Yes, I should have gone to the Google I/O conference: I would have a sandbox Wave developers account right now. Oh well. It almost gives me a headache thinking about the server resources that will be required to support a world wide deployment and large scale adoption of applications built on Wave, end users of the basic Wave platform, etc. That said, I don’t have to worry about how Google implements AppEngine, Wave, etc., and the details of how Amazon implements AWS. That is the point:
Cloud resources place an abstraction barrier between developers and deployment concerns.
As someone who actually enjoys dealing with server deployment issues, this is still a very good thing. Anything that lowers cost and makes development faster is a good thing, even when we have to leave doing some fun work behind us.
I like that there are already two other companies besides Google that are implementing Wave protocols and services (I want access to that Emacs Wave client Open source implementations and multiple service vendors make the platform a safer technology choice. I liked the bit in the demo video on privacy and security (related: see Amazon’s white paper on dealing with HIPAA privacy laws in EC2 hosted systems).

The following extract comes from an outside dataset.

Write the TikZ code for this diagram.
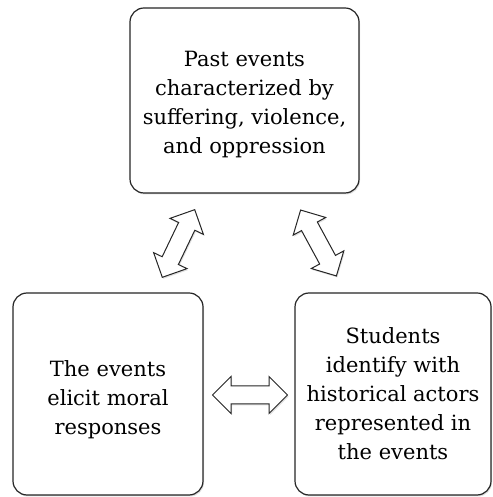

I’ll obviously wait until I get a Wave developer’s account and spend a 100 hours (or so) to kick the tires (some good documentation is already becoming available), but I might decide to write a short book on the Wave platform. I usually just write about things that I already use in my work, but since using resources like Amazon EC2, AppEngine, and Wave will be so important to my work and businesses in the future, time spent on Wave should be a good investment. BTW, I am working on a DevX article right now on the Google Java AppEngine. My APress book Scripting Intelligence: Web 3.0 Information, Gathering and Processing (should be in print in about 4 weeks) has some material on Amazon’s EC2, S3, and Elastic MapReduce.